(Entries with chart source code)
◆ ◆ ◆ ◆ ◆
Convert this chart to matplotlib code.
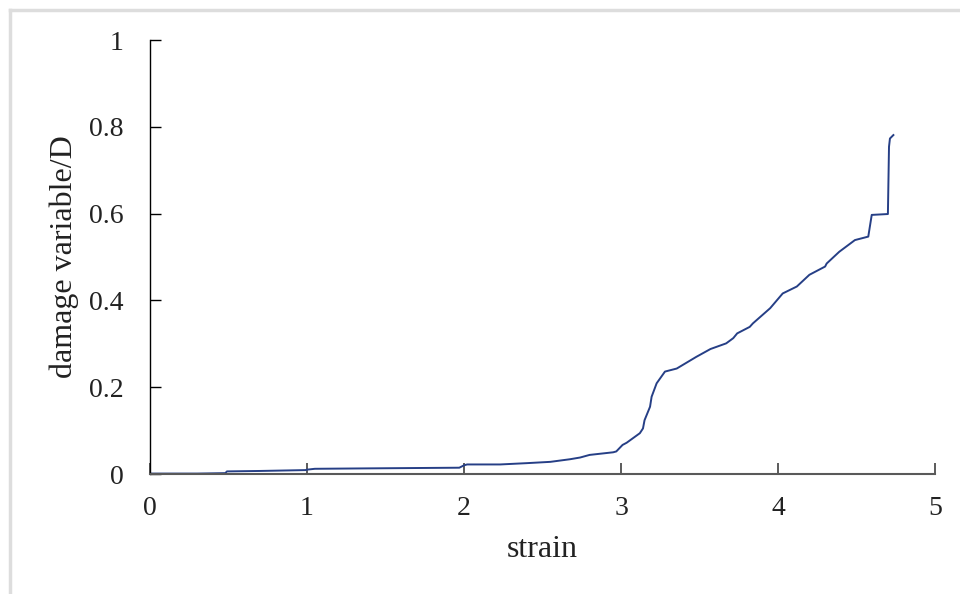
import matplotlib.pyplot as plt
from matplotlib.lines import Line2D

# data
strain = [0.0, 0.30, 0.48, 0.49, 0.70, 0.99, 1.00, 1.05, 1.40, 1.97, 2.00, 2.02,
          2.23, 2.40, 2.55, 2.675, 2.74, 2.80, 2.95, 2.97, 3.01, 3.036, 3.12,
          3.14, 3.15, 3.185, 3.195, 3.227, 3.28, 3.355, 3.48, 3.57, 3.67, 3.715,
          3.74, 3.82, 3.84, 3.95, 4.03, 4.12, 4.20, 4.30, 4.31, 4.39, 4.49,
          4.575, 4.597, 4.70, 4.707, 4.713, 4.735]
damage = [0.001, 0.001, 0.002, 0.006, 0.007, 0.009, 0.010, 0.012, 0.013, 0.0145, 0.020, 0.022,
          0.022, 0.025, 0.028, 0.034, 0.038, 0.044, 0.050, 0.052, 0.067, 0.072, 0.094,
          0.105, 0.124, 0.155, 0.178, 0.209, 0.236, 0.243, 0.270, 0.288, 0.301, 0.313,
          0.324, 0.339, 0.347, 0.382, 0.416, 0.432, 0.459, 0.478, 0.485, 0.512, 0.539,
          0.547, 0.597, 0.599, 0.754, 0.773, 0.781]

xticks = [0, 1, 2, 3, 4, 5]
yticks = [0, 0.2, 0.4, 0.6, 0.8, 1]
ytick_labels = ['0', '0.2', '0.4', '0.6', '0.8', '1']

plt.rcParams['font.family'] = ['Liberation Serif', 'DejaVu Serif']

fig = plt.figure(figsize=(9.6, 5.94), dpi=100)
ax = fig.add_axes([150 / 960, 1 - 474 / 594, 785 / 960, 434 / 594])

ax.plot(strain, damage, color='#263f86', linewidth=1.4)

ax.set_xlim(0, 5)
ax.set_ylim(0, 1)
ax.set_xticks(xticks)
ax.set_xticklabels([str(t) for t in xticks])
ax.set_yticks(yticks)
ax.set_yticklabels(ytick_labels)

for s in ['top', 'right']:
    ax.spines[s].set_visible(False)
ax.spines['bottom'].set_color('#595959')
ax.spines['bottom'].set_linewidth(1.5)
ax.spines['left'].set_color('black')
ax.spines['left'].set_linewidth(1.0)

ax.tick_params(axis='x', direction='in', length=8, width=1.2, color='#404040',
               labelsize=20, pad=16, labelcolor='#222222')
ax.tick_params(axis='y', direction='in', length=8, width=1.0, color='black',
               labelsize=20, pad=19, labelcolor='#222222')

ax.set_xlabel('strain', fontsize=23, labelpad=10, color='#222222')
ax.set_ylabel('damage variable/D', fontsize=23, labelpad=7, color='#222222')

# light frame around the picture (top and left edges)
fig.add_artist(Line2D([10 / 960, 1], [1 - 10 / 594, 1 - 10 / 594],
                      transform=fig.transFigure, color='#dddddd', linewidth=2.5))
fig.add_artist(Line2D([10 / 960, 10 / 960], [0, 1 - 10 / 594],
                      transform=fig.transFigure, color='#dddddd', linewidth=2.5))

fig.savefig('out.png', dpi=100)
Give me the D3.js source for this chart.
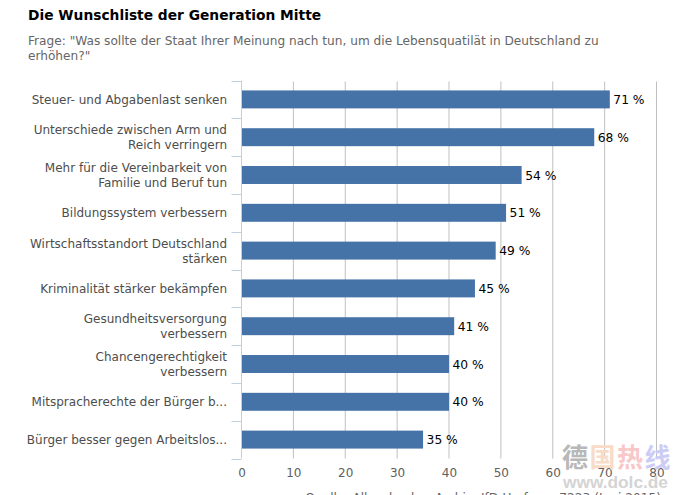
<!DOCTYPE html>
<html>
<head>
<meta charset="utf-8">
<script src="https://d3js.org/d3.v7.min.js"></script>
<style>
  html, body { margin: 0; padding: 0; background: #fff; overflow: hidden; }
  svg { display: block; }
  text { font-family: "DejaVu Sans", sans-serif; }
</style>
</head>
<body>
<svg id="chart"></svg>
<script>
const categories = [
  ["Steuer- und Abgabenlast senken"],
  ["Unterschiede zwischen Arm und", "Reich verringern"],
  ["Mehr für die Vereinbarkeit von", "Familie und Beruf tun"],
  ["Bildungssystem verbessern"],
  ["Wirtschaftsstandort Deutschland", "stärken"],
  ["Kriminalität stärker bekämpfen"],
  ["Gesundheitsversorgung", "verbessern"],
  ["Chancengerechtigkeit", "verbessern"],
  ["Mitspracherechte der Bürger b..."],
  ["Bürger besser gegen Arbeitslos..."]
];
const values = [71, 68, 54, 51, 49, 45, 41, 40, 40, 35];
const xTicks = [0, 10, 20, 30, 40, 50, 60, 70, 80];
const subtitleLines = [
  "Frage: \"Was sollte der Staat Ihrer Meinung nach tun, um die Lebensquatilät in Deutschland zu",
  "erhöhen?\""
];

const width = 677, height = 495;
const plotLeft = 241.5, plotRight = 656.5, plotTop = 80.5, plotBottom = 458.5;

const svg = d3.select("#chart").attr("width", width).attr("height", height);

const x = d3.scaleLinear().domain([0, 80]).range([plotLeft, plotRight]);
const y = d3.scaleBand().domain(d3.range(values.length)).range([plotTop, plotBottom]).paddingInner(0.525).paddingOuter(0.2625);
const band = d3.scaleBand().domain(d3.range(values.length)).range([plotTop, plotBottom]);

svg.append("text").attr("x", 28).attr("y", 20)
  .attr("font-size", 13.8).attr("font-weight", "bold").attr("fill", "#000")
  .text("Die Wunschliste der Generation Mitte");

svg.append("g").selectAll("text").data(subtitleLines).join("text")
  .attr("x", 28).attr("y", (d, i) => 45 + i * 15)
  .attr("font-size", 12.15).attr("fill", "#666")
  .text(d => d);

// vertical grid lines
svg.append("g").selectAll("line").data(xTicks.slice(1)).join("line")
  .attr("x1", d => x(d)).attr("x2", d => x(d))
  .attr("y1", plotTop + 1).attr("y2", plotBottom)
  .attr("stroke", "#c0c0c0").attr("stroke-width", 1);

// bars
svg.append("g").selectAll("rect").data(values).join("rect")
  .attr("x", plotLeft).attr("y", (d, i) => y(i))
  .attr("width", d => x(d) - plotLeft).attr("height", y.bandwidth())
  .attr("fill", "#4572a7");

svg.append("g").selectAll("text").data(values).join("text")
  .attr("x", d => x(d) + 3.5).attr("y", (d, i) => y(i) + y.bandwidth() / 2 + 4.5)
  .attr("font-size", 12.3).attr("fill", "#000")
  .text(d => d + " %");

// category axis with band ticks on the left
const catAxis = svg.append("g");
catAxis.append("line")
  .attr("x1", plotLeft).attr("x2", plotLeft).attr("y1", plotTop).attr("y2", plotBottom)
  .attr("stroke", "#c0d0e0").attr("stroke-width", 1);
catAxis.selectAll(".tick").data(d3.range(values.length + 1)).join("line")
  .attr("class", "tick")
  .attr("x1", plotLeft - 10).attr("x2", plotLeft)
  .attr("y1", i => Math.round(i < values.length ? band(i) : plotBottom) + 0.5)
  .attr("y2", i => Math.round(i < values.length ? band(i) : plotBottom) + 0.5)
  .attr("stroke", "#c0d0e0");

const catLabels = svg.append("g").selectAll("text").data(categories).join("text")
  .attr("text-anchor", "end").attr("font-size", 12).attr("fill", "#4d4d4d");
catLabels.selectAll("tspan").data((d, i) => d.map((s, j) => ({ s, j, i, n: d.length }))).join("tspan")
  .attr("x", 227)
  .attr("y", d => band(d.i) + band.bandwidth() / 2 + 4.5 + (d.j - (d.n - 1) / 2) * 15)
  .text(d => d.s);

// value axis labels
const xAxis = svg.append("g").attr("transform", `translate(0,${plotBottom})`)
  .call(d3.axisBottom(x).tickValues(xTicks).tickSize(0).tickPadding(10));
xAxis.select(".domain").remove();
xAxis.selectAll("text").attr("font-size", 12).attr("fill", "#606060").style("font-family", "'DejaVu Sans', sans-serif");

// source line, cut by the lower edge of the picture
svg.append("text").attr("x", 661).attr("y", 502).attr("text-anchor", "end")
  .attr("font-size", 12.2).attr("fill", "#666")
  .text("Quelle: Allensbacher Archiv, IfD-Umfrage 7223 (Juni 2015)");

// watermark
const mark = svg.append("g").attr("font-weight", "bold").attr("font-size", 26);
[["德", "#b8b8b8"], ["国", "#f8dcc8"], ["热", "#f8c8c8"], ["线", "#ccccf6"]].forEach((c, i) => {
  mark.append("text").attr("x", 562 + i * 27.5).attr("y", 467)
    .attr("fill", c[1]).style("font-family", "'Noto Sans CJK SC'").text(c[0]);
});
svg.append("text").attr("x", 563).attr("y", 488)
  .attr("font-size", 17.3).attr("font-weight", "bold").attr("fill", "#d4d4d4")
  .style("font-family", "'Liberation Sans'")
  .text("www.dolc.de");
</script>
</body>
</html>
◆ ◆ ◆ ◆ ◆
Without the pictures, repeat the entries above line by line, from the first through the one that contains "plt.rcParams['font.family'] = ['Liberation", both ends included.

> _Solution to this task_
Convert this chart to matplotlib code.
import matplotlib.pyplot as plt
from matplotlib.lines import Line2D

# data
strain = [0.0, 0.30, 0.48, 0.49, 0.70, 0.99, 1.00, 1.05, 1.40, 1.97, 2.00, 2.02,
          2.23, 2.40, 2.55, 2.675, 2.74, 2.80, 2.95, 2.97, 3.01, 3.036, 3.12,
          3.14, 3.15, 3.185, 3.195, 3.227, 3.28, 3.355, 3.48, 3.57, 3.67, 3.715,
          3.74, 3.82, 3.84, 3.95, 4.03, 4.12, 4.20, 4.30, 4.31, 4.39, 4.49,
          4.575, 4.597, 4.70, 4.707, 4.713, 4.735]
damage = [0.001, 0.001, 0.002, 0.006, 0.007, 0.009, 0.010, 0.012, 0.013, 0.0145, 0.020, 0.022,
          0.022, 0.025, 0.028, 0.034, 0.038, 0.044, 0.050, 0.052, 0.067, 0.072, 0.094,
          0.105, 0.124, 0.155, 0.178, 0.209, 0.236, 0.243, 0.270, 0.288, 0.301, 0.313,
          0.324, 0.339, 0.347, 0.382, 0.416, 0.432, 0.459, 0.478, 0.485, 0.512, 0.539,
          0.547, 0.597, 0.599, 0.754, 0.773, 0.781]

xticks = [0, 1, 2, 3, 4, 5]
yticks = [0, 0.2, 0.4, 0.6, 0.8, 1]
ytick_labels = ['0', '0.2', '0.4', '0.6', '0.8', '1']

plt.rcParams['font.family'] = ['Liberation Serif', 'DejaVu Serif']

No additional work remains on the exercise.